有り難う [No,1601、4月4日〜4月10日]

三重県度会郡 法光寺住職 伊藤訓之 老師

私が26年前に曹洞宗の本山、福井県の永平寺で修行をしていた時のことです。
 お経を読みながら町並みを歩きお布施を頂く、托鉢(たくはつ)という修行があります。
托鉢の修行は、お布施が多いとか少ないとか、してあげてる、してもらっている、ではいけません。お布施をする者、される者、お互いの心の尊さを実感するのが大切です。
 ですから、お布施を頂くと、布施の心の尊さを述べた偈文、「財法二施、功徳無量、檀波羅蜜、具足円満」(ざいほうにせ くどくむりょう だんばらみつ ぐそくえんまん)と唱えます。
 私は、初めての経験で不安一杯でした。お布施をしてくれるだろうか?偈文を間違えずに言えるだろうか?という、本来のものからは、かなりかけ離れた所の不安です。
 偈文を心の中で、覚えながら練習しながら歩いていると、一人のおばあさんが私に近づき、「ご苦労さん」とお布施を渡してくれました。
 私は、あわてて偈文を唱えはじめます。「財法二施、功徳無量・・」・・途中で次の句が出てきません。「どうしよう・・・。」おばあさんを見ると、両手を合わせて私をじいっと見つめています。
 おもわず・・「ありがとうございます」頭を下げました。すると、おばあさんも「ありがとうね」と微笑んでくれました。

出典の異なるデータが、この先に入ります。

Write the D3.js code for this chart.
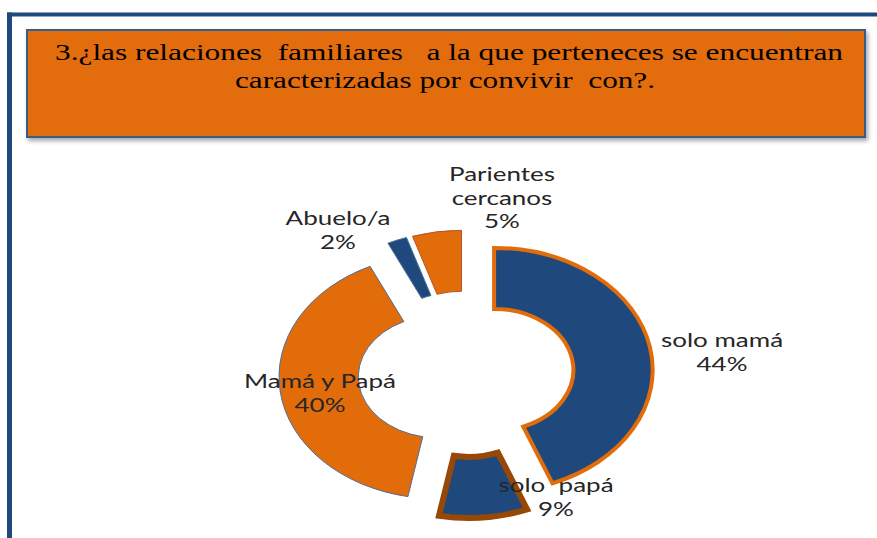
<!DOCTYPE html>
<html>
<head>
<meta charset="utf-8">
<script src="https://cdn.jsdelivr.net/npm/d3@7"></script>
<style>
  html, body { margin: 0; padding: 0; background: #fff; }
  svg { display: block; }
  text { white-space: pre; }
</style>
</head>
<body>
<svg id="chart"></svg>
<script>
// data
const categories = ['solo mamá', 'solo  papá', 'Mamá y Papá', 'Abuelo/a', 'Parientes cercanos'];
const values = [44, 9, 40, 2, 5];
const titleLines = [
  '3.¿las relaciones  familiares   a la que perteneces se encuentran',
  'caracterizadas por convivir  con?.'
];

const W = 877, H = 538;
const svg = d3.select('#chart')
    .attr('width', W)
    .attr('height', H);

const blue = '#1F497D';
const orange = '#E36C0A';

// outer frame (top and left only)
svg.append('line')
    .attr('x1', 7).attr('y1', 14.5).attr('x2', W).attr('y2', 14.5)
    .attr('stroke', blue).attr('stroke-width', 4);
svg.append('line')
    .attr('x1', 9.5).attr('y1', 12.5).attr('x2', 9.5).attr('y2', H)
    .attr('stroke', blue).attr('stroke-width', 5);

// title box with soft shadow
const defs = svg.append('defs');
const f = defs.append('filter').attr('id', 'shadow')
    .attr('x', '-5%').attr('y', '-10%').attr('width', '110%').attr('height', '130%');
f.append('feDropShadow')
    .attr('dx', 2).attr('dy', 3).attr('stdDeviation', 2)
    .attr('flood-color', '#000').attr('flood-opacity', 0.35);

svg.append('rect')
    .attr('x', 27).attr('y', 30)
    .attr('width', 838).attr('height', 107)
    .attr('fill', orange)
    .attr('stroke', '#385D8A').attr('stroke-width', 2)
    .attr('filter', 'url(#shadow)');

const titleFit = [{ cx: 449, y: 60, w: 788 }, { cx: 445, y: 88, w: 420 }];
svg.selectAll('text.title')
  .data(titleLines)
  .join('text')
    .attr('class', 'title')
    .attr('x', (d, i) => titleFit[i].cx)
    .attr('y', (d, i) => titleFit[i].y)
    .attr('text-anchor', 'middle')
    .attr('textLength', (d, i) => titleFit[i].w)
    .attr('lengthAdjust', 'spacingAndGlyphs')
    .style('font-family', '"Liberation Serif", "Times New Roman", serif')
    .style('font-size', '24px')
    .attr('fill', '#000')
    .text(d => d);

// exploded doughnut, stretched horizontally like the original picture
const sx = 1.3;
const cx = 466, cy = 374;
const outerR = 122, innerR = 61, explode = 22;

const pie = d3.pie().sort(null).value(d => d);
const arc = d3.arc().innerRadius(innerR).outerRadius(outerR);
const slices = pie(values);

const fills = [blue, blue, orange, blue, orange];
const strokes = [orange, '#974706', '#4F6D96', '#4F6D96', '#B0562A'];
const strokeW = [4, 6, 1, 1, 1];

const g = svg.append('g')
    .attr('transform', `translate(${cx},${cy}) scale(${sx},1)`);

g.selectAll('path')
  .data(slices)
  .join('path')
    .attr('transform', d => {
      const a = (d.startAngle + d.endAngle) / 2;
      return `translate(${explode * Math.sin(a)},${-explode * Math.cos(a)})`;
    })
    .attr('d', arc)
    .attr('fill', (d, i) => fills[i])
    .attr('stroke', (d, i) => strokes[i])
    .attr('stroke-width', (d, i) => strokeW[i])
    .attr('stroke-linejoin', 'miter')
    .attr('vector-effect', 'non-scaling-stroke');

// data labels (name + percent), placed as in the original
const labelAt = [
  { x: 722, y: 347 },
  { x: 556, y: 492 },
  { x: 320, y: 388 },
  { x: 338, y: 225 },
  { x: 502, y: 181 }
];
const lineGap = 23.5;

const labels = svg.selectAll('g.label')
  .data(slices)
  .join('g')
    .attr('class', 'label');

labels.each(function(d, i) {
  const name = categories[i];
  const lines = name === 'Parientes cercanos' ? ['Parientes', 'cercanos'] : [name];
  lines.push(values[i] + '%');
  d3.select(this).selectAll('text')
    .data(lines)
    .join('text')
      .attr('transform', (t, j) =>
        `translate(${labelAt[i].x},${labelAt[i].y + j * lineGap}) scale(${sx},1)`)
      .attr('text-anchor', 'middle')
      .style('font-family', 'Lato, "Open Sans", sans-serif')
      .style('font-size', '20px')
      .attr('fill', '#262626')
      .text(t => t);
});
</script>
</body>
</html>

本山での修行を終えてから、お釈迦様の教えに「人の生を得くるは難く、やがて死すべきものの、今命有るは有り難し」と、あることを知りました。
 これは、人としてこの世に生まれることの難しさ、今ここに生きている事の有り難さを説かれたものです。
 このお釈迦様の教えが、今日の「有り難い」「ありがとう」なのです。
今でも「ありがとう」と手を合わせる時、26年前の托鉢の時のおばあさんの笑顔と、そして、その時にとても清々しい気持ちになった自分を思い出します。
 お釈迦様は私たち曹洞宗のご本尊様です。そして今月、4月8日はお釈迦様のお誕生日です。